For CELEBRATION, you need to gather all the people you know into a very small room, and eat and drink copious amounts. I love Champagne, my second favorite sparkling wine is Lambrusco, anything in a fancy glass feels very celebratory (I don’t like sweet cocktails). I think the essence of gourmet is not “having” to do something. When you have to make coffee every morning, it isn’t special, it’s a routine. Eating rich meals, drinking wine, having desserts, these all should be done with an air of carelessness; no thoughts of excess calories or hangovers, but a kind of luxurious slowness. The essence of Gourmandise is celebration; its not a weeknight sheet pan dinner. This is the backbone of hosting — it must be done with an affected ease that still betrays the complexity of the event. Light candles, line the table with lace and roses.

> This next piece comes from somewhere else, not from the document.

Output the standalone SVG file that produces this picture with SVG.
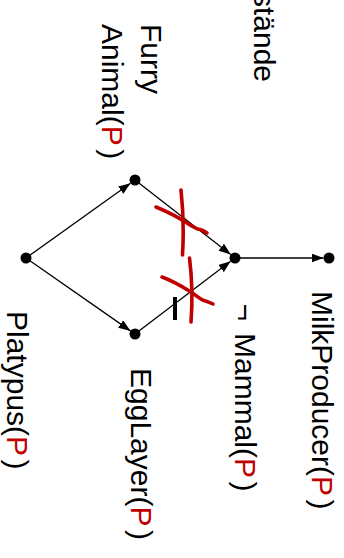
<svg xmlns="http://www.w3.org/2000/svg" width="344" height="558" viewBox="0 0 344 558">
  <style>
    .lbl { font-family: "Liberation Sans", Arial, sans-serif; font-size: 30px; fill: #000; }
    .p { fill: #c00000; }
    .edge { stroke: #000; stroke-width: 1.3; fill: none; marker-end: url(#arrow); }
    .dot { fill: #000; }
    .strike { stroke: #c00000; stroke-width: 3.6; fill: none; stroke-linecap: round; stroke-linejoin: round; }
  </style>
  <defs>
    <marker id="arrow" markerUnits="userSpaceOnUse" markerWidth="13" markerHeight="10" refX="12" refY="4.5" orient="auto">
      <path d="M0,0 L12,4.5 L0,9 z" fill="#000"/>
    </marker>
  </defs>
  <rect width="344" height="558" fill="#fff"/>

  <!-- heading, running off the top edge -->
  <text class="lbl" text-anchor="end" transform="translate(254,82) rotate(90)">stände</text>

  <!-- connectors -->
  <g id="edges">
    <line class="edge" x1="26" y1="258" x2="130.5" y2="183.2"/>
    <line class="edge" x1="26" y1="258" x2="130.5" y2="330.9"/>
    <line class="edge" x1="135" y1="180" x2="230.7" y2="254.6"/>
    <line class="edge" x1="135" y1="334" x2="230.6" y2="261.3"/>
    <line class="edge" x1="235" y1="258" x2="323.5" y2="258"/>
    <!-- negation bar on the EggLayer edge -->
    <line x1="175" y1="297" x2="175" y2="320" stroke="#000" stroke-width="4"/>
  </g>

  <g id="platypus">
    <circle class="dot" cx="26" cy="258" r="5.5"/>
    <text class="lbl" transform="translate(7,311) rotate(90)">Platypus(<tspan class="p">P</tspan><tspan dx="3.5">)</tspan></text>
  </g>

  <g id="furry-animal">
    <circle class="dot" cx="135" cy="180" r="5.5"/>
    <text class="lbl" transform="translate(140.5,24) rotate(90)">Furry</text>
    <text class="lbl" transform="translate(102,24) rotate(90)">Animal(<tspan class="p">P</tspan><tspan dx="3.5">)</tspan></text>
  </g>

  <g id="egg-layer">
    <circle class="dot" cx="135" cy="334" r="5.5"/>
    <text class="lbl" transform="translate(130.5,368) rotate(90)">EggLayer(<tspan class="p">P</tspan><tspan dx="3.5">)</tspan></text>
  </g>

  <g id="mammal">
    <circle class="dot" cx="235" cy="258" r="5.5"/>
    <text class="lbl" transform="translate(234.5,303.5) rotate(90)">¬</text>
    <text class="lbl" transform="translate(234.5,333) rotate(90)">Mammal(<tspan class="p">P</tspan><tspan dx="3.5">)</tspan></text>
  </g>

  <g id="milk-producer">
    <circle class="dot" cx="329" cy="258" r="5.5"/>
    <text class="lbl" transform="translate(311.5,291) rotate(90)">MilkProducer(<tspan class="p">P</tspan><tspan dx="3.5">)</tspan></text>
  </g>

  <!-- hand-drawn red crossings over the two Mammal edges -->
  <g id="strikes">
    <path class="strike" d="M181,190 Q184.5,222 182.5,255"/>
    <path class="strike" d="M156,207 C168,212 178,217 187,223 C193,227 196,229 200,229.5 C203,230 205,231.5 207,233"/>
    <path class="strike" d="M189.5,258 Q193.5,290 191,322"/>
    <path class="strike" d="M162,277 C173,281 183,287 191,292 C197,296 200,299 204,300.5 C207,301.5 210,302.5 213,304"/>
  </g>
</svg>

Some beautiful ideas I’m stealing from books / my friends:
Use butcher paper as a table cloth and have people write or draw on it. Keep the wine flowing.
Once your flowers are starting to wilt, cut them down to the smallest stem and float them in a small bowl of water. They make excellent centerpieces because the don’t block you from the people across the table from you.
Put your food on trays, each item on its own plate and little bowl. Arrange it beautifully. You eat with your eyes first.
I’m read a Danielle Steel novel. I don’t know what I expected, but despite going in with a mind more open than usual, I am still shocked. Her characters say “damn” every other word and once you notice it (about 2 chapters in), its difficult not to throw the book across the room. I guess she knew what women wanted, but it’s just too ridiculous to take seriously. I am currently reading Elsa Morante’s Lies and Sorcery, a book that feels like it was written specifically for me, with its combination of fairy tales and fallen women, ghosts that feel Victorian, and the tragedy of love and what happens after losing yourself in it.
There are snowdrops blooming already; the crocuses have started to bud.